**STATED PROBLEM**
Exact reproduction of the data is required, with images excluded.

**INFORMATION PROVIDED**
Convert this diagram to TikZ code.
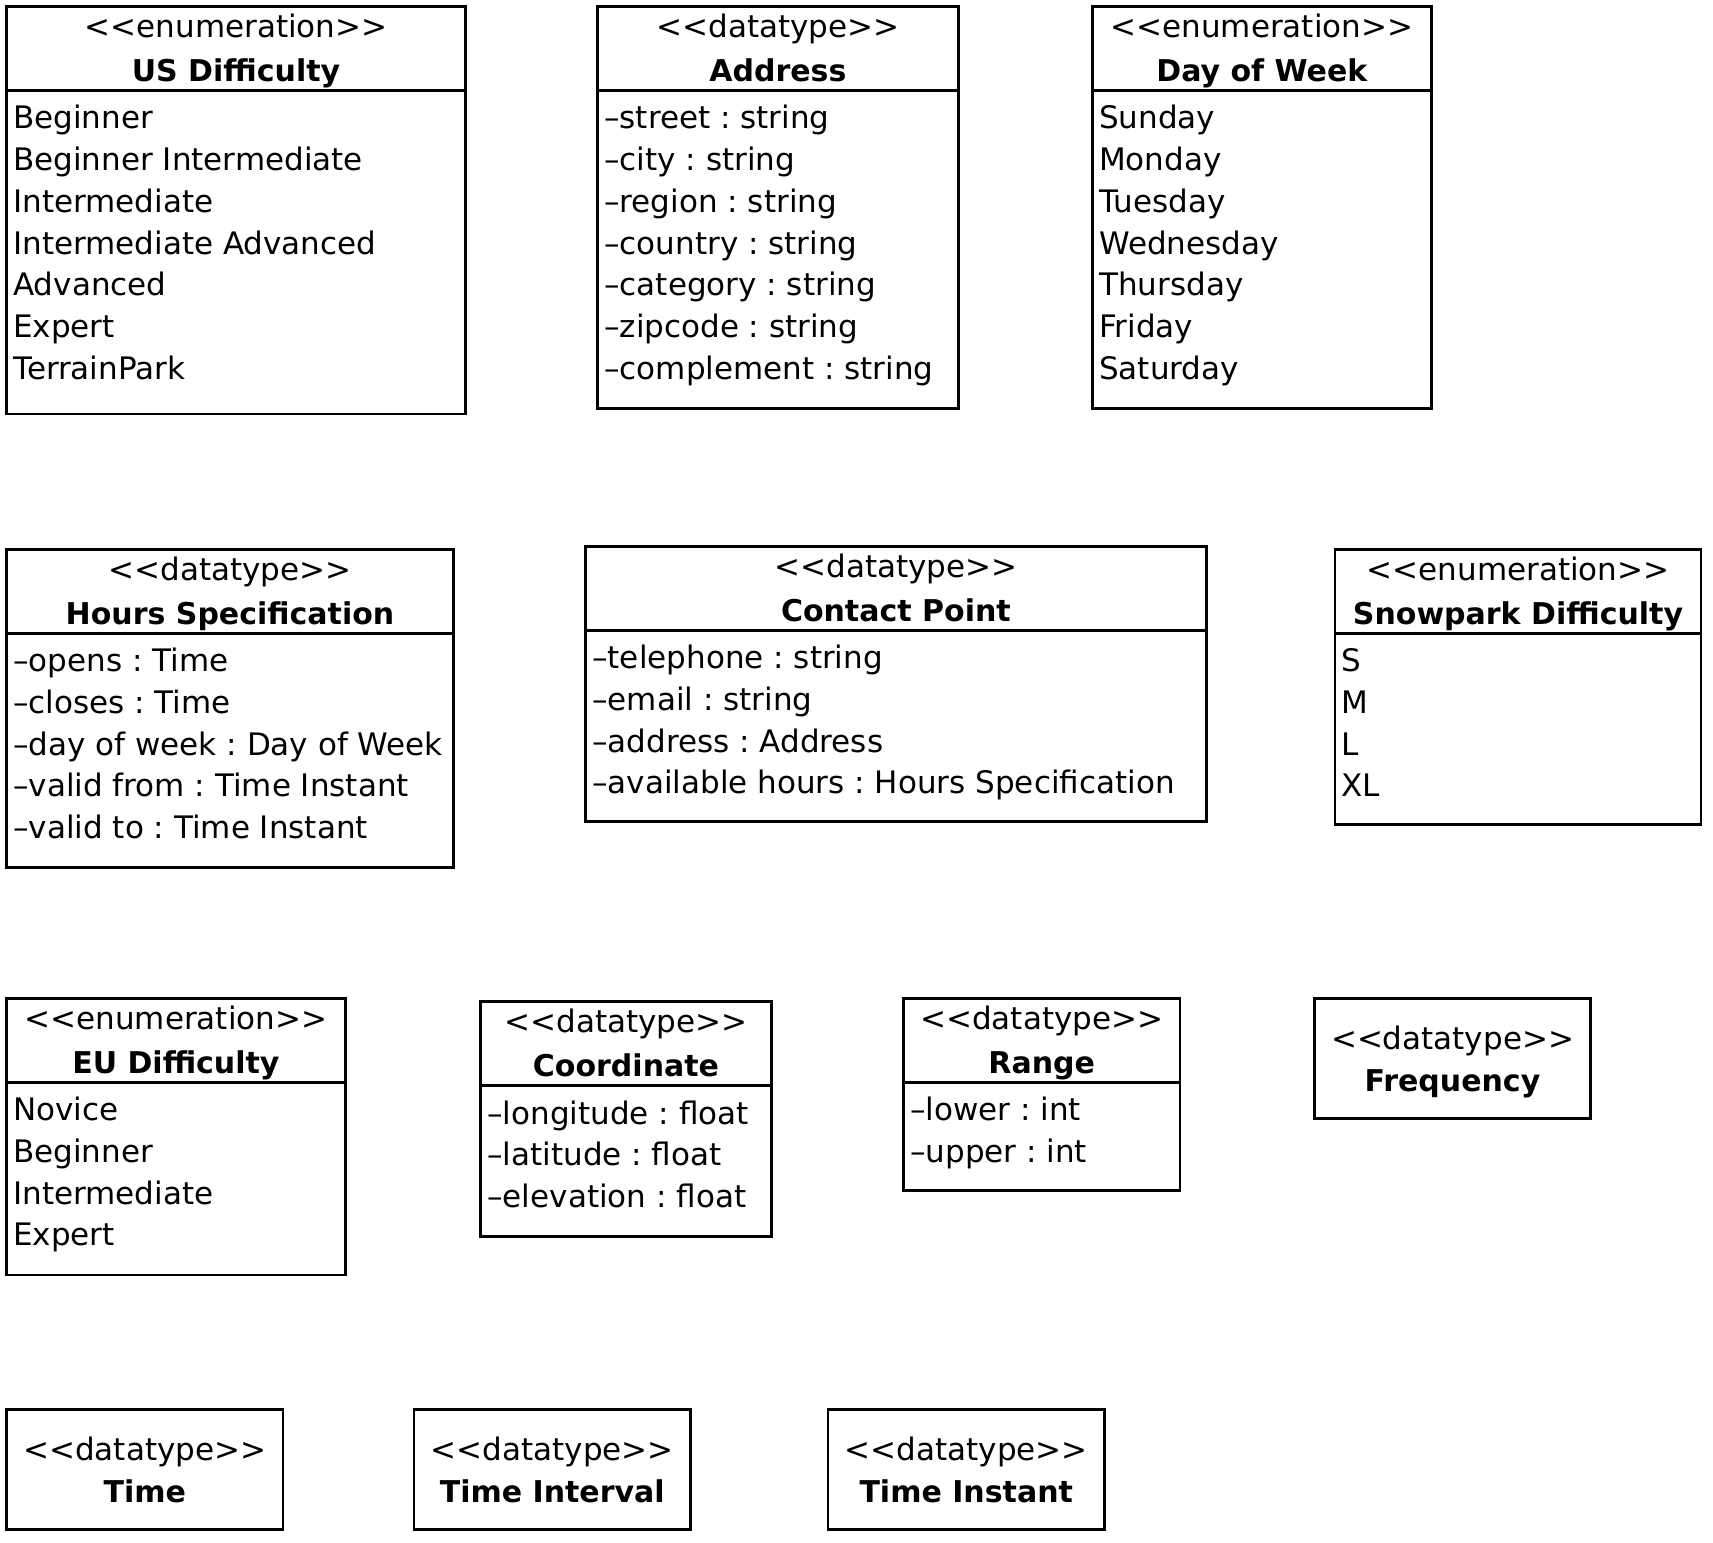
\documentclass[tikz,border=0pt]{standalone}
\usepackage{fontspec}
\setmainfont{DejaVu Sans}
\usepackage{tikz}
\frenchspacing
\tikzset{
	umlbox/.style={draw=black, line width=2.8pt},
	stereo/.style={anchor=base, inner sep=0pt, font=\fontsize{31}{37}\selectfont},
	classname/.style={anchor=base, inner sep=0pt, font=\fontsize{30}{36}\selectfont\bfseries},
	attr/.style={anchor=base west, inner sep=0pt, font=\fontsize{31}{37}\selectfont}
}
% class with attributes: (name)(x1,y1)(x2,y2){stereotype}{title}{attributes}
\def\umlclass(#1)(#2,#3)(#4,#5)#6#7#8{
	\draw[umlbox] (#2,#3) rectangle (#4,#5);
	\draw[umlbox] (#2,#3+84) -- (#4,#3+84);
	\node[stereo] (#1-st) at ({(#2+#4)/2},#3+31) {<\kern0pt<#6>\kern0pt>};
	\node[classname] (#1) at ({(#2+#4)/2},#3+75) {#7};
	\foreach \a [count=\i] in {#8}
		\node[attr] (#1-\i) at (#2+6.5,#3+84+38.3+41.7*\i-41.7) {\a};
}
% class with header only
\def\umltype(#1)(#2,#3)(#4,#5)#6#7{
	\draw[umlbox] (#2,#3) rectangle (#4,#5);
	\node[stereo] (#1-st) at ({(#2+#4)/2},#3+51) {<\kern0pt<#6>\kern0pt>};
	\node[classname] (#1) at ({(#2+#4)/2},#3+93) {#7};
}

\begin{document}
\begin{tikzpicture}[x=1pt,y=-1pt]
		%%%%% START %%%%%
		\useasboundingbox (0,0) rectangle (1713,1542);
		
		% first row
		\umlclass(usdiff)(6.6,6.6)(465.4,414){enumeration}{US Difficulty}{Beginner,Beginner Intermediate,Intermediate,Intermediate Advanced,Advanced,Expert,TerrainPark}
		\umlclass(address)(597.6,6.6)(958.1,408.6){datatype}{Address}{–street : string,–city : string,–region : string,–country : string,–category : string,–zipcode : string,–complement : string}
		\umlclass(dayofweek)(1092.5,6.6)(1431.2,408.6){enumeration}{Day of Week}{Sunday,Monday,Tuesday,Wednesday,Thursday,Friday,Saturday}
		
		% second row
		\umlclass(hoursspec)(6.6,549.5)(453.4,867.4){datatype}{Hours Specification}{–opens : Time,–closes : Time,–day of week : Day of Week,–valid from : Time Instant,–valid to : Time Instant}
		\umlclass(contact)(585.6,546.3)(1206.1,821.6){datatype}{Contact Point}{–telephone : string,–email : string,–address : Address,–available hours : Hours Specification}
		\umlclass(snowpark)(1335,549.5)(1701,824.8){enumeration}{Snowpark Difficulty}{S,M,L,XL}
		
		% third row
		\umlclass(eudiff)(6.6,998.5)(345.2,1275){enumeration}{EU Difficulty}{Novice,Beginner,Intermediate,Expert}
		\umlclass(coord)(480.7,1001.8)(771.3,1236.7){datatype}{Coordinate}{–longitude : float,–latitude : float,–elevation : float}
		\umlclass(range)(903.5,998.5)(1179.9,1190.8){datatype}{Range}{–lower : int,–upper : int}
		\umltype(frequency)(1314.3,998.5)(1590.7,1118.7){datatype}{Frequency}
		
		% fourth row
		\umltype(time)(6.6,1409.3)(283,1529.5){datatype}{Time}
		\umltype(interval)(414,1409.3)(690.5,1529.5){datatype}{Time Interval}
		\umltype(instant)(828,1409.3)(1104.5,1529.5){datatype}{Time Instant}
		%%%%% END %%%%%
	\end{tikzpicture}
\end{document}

**THE OUTPUT**
Convert this diagram to TikZ code.
\documentclass[tikz,border=0pt]{standalone}
\usepackage{fontspec}
\setmainfont{DejaVu Sans}
\usepackage{tikz}
\frenchspacing
\tikzset{
	umlbox/.style={draw=black, line width=2.8pt},
	stereo/.style={anchor=base, inner sep=0pt, font=\fontsize{31}{37}\selectfont},
	classname/.style={anchor=base, inner sep=0pt, font=\fontsize{30}{36}\selectfont\bfseries},
	attr/.style={anchor=base west, inner sep=0pt, font=\fontsize{31}{37}\selectfont}
}
% class with attributes: (name)(x1,y1)(x2,y2){stereotype}{title}{attributes}
\def\umlclass(#1)(#2,#3)(#4,#5)#6#7#8{
	\draw[umlbox] (#2,#3) rectangle (#4,#5);
	\draw[umlbox] (#2,#3+84) -- (#4,#3+84);
	\node[stereo] (#1-st) at ({(#2+#4)/2},#3+31) {<\kern0pt<#6>\kern0pt>};
	\node[classname] (#1) at ({(#2+#4)/2},#3+75) {#7};
	\foreach \a [count=\i] in {#8}
		\node[attr] (#1-\i) at (#2+6.5,#3+84+38.3+41.7*\i-41.7) {\a};
}
% class with header only
\def\umltype(#1)(#2,#3)(#4,#5)#6#7{
	\draw[umlbox] (#2,#3) rectangle (#4,#5);
	\node[stereo] (#1-st) at ({(#2+#4)/2},#3+51) {<\kern0pt<#6>\kern0pt>};
	\node[classname] (#1) at ({(#2+#4)/2},#3+93) {#7};
}

\begin{document}
\begin{tikzpicture}[x=1pt,y=-1pt]
		%%%%% START %%%%%
		\useasboundingbox (0,0) rectangle (1713,1542);
		
		% first row
		\umlclass(usdiff)(6.6,6.6)(465.4,414){enumeration}{US Difficulty}{Beginner,Beginner Intermediate,Intermediate,Intermediate Advanced,Advanced,Expert,TerrainPark}
		\umlclass(address)(597.6,6.6)(958.1,408.6){datatype}{Address}{–street : string,–city : string,–region : string,–country : string,–category : string,–zipcode : string,–complement : string}
		\umlclass(dayofweek)(1092.5,6.6)(1431.2,408.6){enumeration}{Day of Week}{Sunday,Monday,Tuesday,Wednesday,Thursday,Friday,Saturday}
		
		% second row
		\umlclass(hoursspec)(6.6,549.5)(453.4,867.4){datatype}{Hours Specification}{–opens : Time,–closes : Time,–day of week : Day of Week,–valid from : Time Instant,–valid to : Time Instant}
		\umlclass(contact)(585.6,546.3)(1206.1,821.6){datatype}{Contact Point}{–telephone : string,–email : string,–address : Address,–available hours : Hours Specification}
		\umlclass(snowpark)(1335,549.5)(1701,824.8){enumeration}{Snowpark Difficulty}{S,M,L,XL}
		
		% third row
		\umlclass(eudiff)(6.6,998.5)(345.2,1275){enumeration}{EU Difficulty}{Novice,Beginner,Intermediate,Expert}
		\umlclass(coord)(480.7,1001.8)(771.3,1236.7){datatype}{Coordinate}{–longitude : float,–latitude : float,–elevation : float}
		\umlclass(range)(903.5,998.5)(1179.9,1190.8){datatype}{Range}{–lower : int,–upper : int}
		\umltype(frequency)(1314.3,998.5)(1590.7,1118.7){datatype}{Frequency}
		
		% fourth row
		\umltype(time)(6.6,1409.3)(283,1529.5){datatype}{Time}
		\umltype(interval)(414,1409.3)(690.5,1529.5){datatype}{Time Interval}
		\umltype(instant)(828,1409.3)(1104.5,1529.5){datatype}{Time Instant}
		%%%%% END %%%%%
	\end{tikzpicture}
\end{document}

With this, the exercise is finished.